His friend and colleague Enas Abu Wasel wrote on Facebook that she was “still waiting every day for you to come up the stairs and shout, ‘Hello commander, I’ve arrived.'”
“I’m waiting for our conversations, for your smile, your pure heart — you knew only how to love and to help,” she added. “How can I imagine the days without you coming and making me happy?”
Yana wrote on Facebook that she and Malik met when she was 19 and he was 21, introduced after her mother had met his mother during a visit to Israel: “I can’t put into words what we felt when we first met.”

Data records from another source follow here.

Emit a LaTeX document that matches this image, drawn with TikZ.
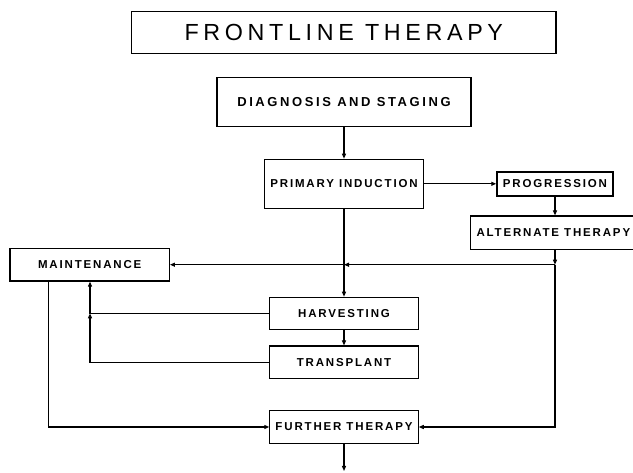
\documentclass[tikz,border=0pt]{standalone}
\usepackage{fontspec}
\setmainfont{Liberation Sans}
\newfontfamily\titlefont[LetterSpace=20]{Liberation Sans}
\newfontfamily\labfont[LetterSpace=16]{Liberation Sans}
\newfontfamily\diagfont[LetterSpace=20]{Liberation Sans}
\usetikzlibrary{arrows.meta}
\begin{document}
\begin{tikzpicture}[x=1pt,y=-1pt,
  box/.style={draw, line width=1.2pt, inner sep=0pt, font=\labfont\bfseries\fontsize{11.5}{13}\selectfont},
  conn/.style={line width=1.1pt},
  arr/.style={conn, -{Triangle[length=5pt,width=4pt]}},
]
\useasboundingbox[fill=white] (0,0) rectangle (633,473);

\node[box, minimum width=424.3pt, minimum height=41.3pt, font=\titlefont\fontsize{23.3}{26}\selectfont] (title) at (343.8,32.5) {FRONTLINE THERAPY};
\node[box, minimum width=254pt, minimum height=49pt, font=\diagfont\bfseries\fontsize{13}{15}\selectfont] (diag) at (344,102.2) {DIAGNOSIS AND STAGING};
\node[box, minimum width=158.7pt, minimum height=49pt] (prim) at (344,183.8) {PRIMARY INDUCTION};
\node[box, line width=1.8pt, minimum width=115.7pt, minimum height=24pt] (prog) at (555,183.8) {PROGRESSION};
\node[box, minimum width=165.3pt, minimum height=33.3pt] (alt) at (553.35,232.7) {ALTERNATE THERAPY};
\node[box, minimum width=159.3pt, minimum height=32.7pt] (maint) at (89.7,264.7) {MAINTENANCE};
\node[box, minimum width=149pt, minimum height=32pt] (harv) at (344,313.3) {HARVESTING};
\node[box, minimum width=149pt, minimum height=32.3pt] (trans) at (344,362.2) {TRANSPLANT};
\node[box, minimum width=148.3pt, minimum height=32.6pt] (further) at (344,427) {FURTHER THERAPY};

\coordinate (jr) at (prog.south |- maint.east);
\coordinate (jm) at (prim.south |- maint.east);
\coordinate (hl) at (90,313.3);
\coordinate (ml) at (48.3,0);
\coordinate (end) at (344,471);

\draw[arr] (diag.south) -- (prim.north);
\draw[arr] (prim.east) -- (prog.west);
\draw[arr] (prog.south) -- (prog.south |- alt.north);
\draw[arr] (prog.south |- alt.south) -- (jr);
\draw[arr] (jr) -- (jm);
\draw[arr] (jm) -- (maint.east);
\draw[arr] (jr) -- (jr |- further.east) -- (further.east);
\draw[arr] (prim.south) -- (harv.north);
\draw[arr] (harv.south) -- (trans.north);
\draw[arr] (harv.west) -- (hl) -- (hl |- maint.south);
\draw[arr] (trans.west) -- (trans.west -| hl) -- (hl);
\draw[arr] (maint.south -| ml) -- (ml |- further.west) -- (further.west);
\draw[arr] (further.south) -- (end);
\end{tikzpicture}
\end{document}
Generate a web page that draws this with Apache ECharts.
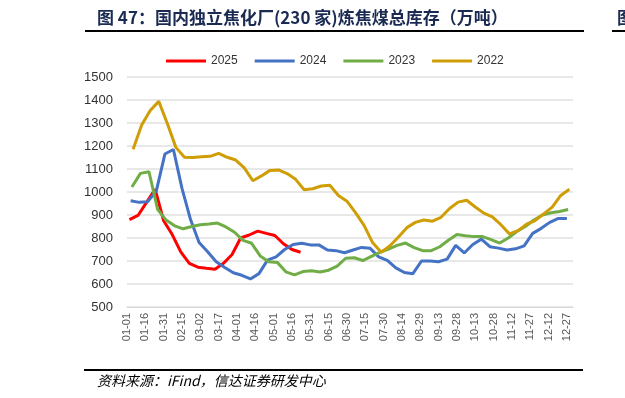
<!DOCTYPE html>
<html>
<head>
<meta charset="utf-8">
<script src="https://cdn.jsdelivr.net/npm/echarts@6.0.0/dist/echarts.min.js"></script>
<style>
  html, body { margin: 0; padding: 0; background: #fff; }
  #chart { width: 625px; height: 398px; }
</style>
</head>
<body>
<div id="chart"></div>
<script>
// weekly readings, first reading day (day of year, 0 = 01-01)
const start2025 = 2, start2024 = 3, start2023 = 4, start2022 = 5;

const v2025 = [880, 898, 955, 1012, 875, 815, 740, 690, 673, 668, 664, 690, 728, 800, 813,
  830, 820, 811, 775, 750, 738];

const v2024 = [962, 955, 958, 1005, 1165, 1185, 1016, 880, 780, 740, 697, 672, 649, 638, 622,
  645, 704, 718, 750, 772, 777, 770, 770, 748, 745, 736, 748, 759, 755, 718,
  703, 670, 650, 645, 700, 700, 697, 708, 768, 735, 772, 795, 762, 756, 748,
  753, 766, 820, 842, 868, 885, 885];

const v2023 = [1022, 1081, 1088, 925, 878, 853, 840, 850, 858, 861, 865, 848, 825, 790, 777,
  722, 697, 694, 653, 640, 654, 658, 652, 660, 678, 712, 714, 702, 720, 738,
  752, 768, 778, 758, 745, 745, 762, 790, 815, 810, 806, 806, 793, 778, 800,
  828, 850, 878, 900, 910, 915, 924];

const v2022 = [1186, 1291, 1354, 1394, 1298, 1194, 1151, 1150, 1153, 1155, 1168, 1151, 1139, 1105, 1049,
  1070, 1094, 1096, 1080, 1055, 1010, 1014, 1026, 1029, 985, 960, 910, 855, 780, 738,
  765, 803, 845, 868, 878, 873, 890, 928, 956, 964, 935, 908, 892, 858, 818,
  832, 860, 876, 905, 934, 985, 1012];

const names = ['2025', '2024', '2023', '2022'];
const colors = ['#ff0000', '#4472c4', '#70ad47', '#cf9e06'];

function weekly(start, vals) {
  return vals.map((v, i) => [start + 7 * i, v]);
}

function dayLabel(d) {
  if (d > 360) return '';
  const dt = new Date(Date.UTC(2023, 0, 1 + d));
  const mm = String(dt.getUTCMonth() + 1).padStart(2, '0');
  const dd = String(dt.getUTCDate()).padStart(2, '0');
  return mm + '-' + dd;
}

const chart = echarts.init(document.getElementById('chart'));

const seriesData = [
  weekly(start2025, v2025),
  weekly(start2024, v2024),
  weekly(start2023, v2023),
  weekly(start2022, v2022)
];

chart.setOption({
  animation: false,
  backgroundColor: '#fff',
  textStyle: { fontFamily: 'Liberation Sans, Arial, sans-serif' },
  legend: {
    data: names,
    top: 50,
    left: 161,
    icon: 'rect',
    itemWidth: 40,
    itemHeight: 3,
    itemGap: 17,
    textStyle: { fontSize: 12, color: '#333' }
  },
  grid: { left: 127, right: 52, top: 77, bottom: 91 },
  xAxis: {
    type: 'value',
    min: 0,
    max: 365,
    interval: 15,
    axisLine: { show: true, lineStyle: { color: '#d9d9d9', width: 1 } },
    axisTick: { show: false },
    splitLine: { show: false },
    axisLabel: {
      rotate: 90,
      fontSize: 11,
      color: '#595959',
      margin: 6,
      showMaxLabel: false,
      formatter: dayLabel
    }
  },
  yAxis: {
    type: 'value',
    min: 500,
    max: 1500,
    interval: 100,
    axisLine: { show: false },
    axisTick: { show: false },
    splitLine: { lineStyle: { color: '#e0e0e0', width: 1.5 } },
    axisLabel: { fontSize: 13, color: '#333', margin: 14, formatter: v => String(v) }
  },
  series: names.map((n, i) => ({
    name: n,
    type: 'line',
    data: seriesData[i],
    symbol: 'none',
    color: colors[i],
    lineStyle: { width: 3, color: colors[i] },
    z: 2 + i
  })),
  graphic: [
    {
      type: 'text', left: 97, top: 9,
      style: {
        text: '图 47：国内独立焦化厂(230 家)炼焦煤总库存（万吨）',
        font: 'bold 17px "Noto Sans CJK SC"',
        fill: '#1a2a52'
      }
    },
    { type: 'rect', shape: { x: 85, y: 30, width: 499, height: 2 }, style: { fill: '#000' } },
    { type: 'rect', shape: { x: 612, y: 30, width: 13, height: 2 }, style: { fill: '#000' } },
    {
      type: 'text', left: 617, top: 9,
      style: { text: '图', font: 'bold 17px "Noto Sans CJK SC"', fill: '#1a2a52' }
    },
    { type: 'rect', shape: { x: 84, y: 369, width: 499, height: 2 }, style: { fill: '#000' } },
    {
      type: 'text', left: 97, top: 374,
      style: {
        text: '资料来源：iFind，信达证券研发中心',
        font: 'italic 14px "Noto Sans CJK SC"',
        fill: '#000'
      }
    }
  ]
});
</script>
</body>
</html>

“Two months later Malik proposed to me and I said ‘yes.’ I couldn’t imagine my life without him,” she said. “So I moved to Israel and started learning Hebrew. Malik joined the police force since he had always dreamt of being a policeman. Everything was so wonderful. We lived well and took care of our two kids, Daniel and Anabel.”
“On October 6, he put on his uniform, kissed the family goodbye and left for work,” Yana recounted. When she called him amid the attack, she “heard a distressed and shaking voice. He said he couldn’t talk… I could only imagine what Malik had to go through.”
Malik, she said, was “an amazing man, who we learned later on, helped save civilians but couldn’t save himself. Every night, I have the same dream. Malik comes home and says: ‘I’m alive Yana, everything is alright.'”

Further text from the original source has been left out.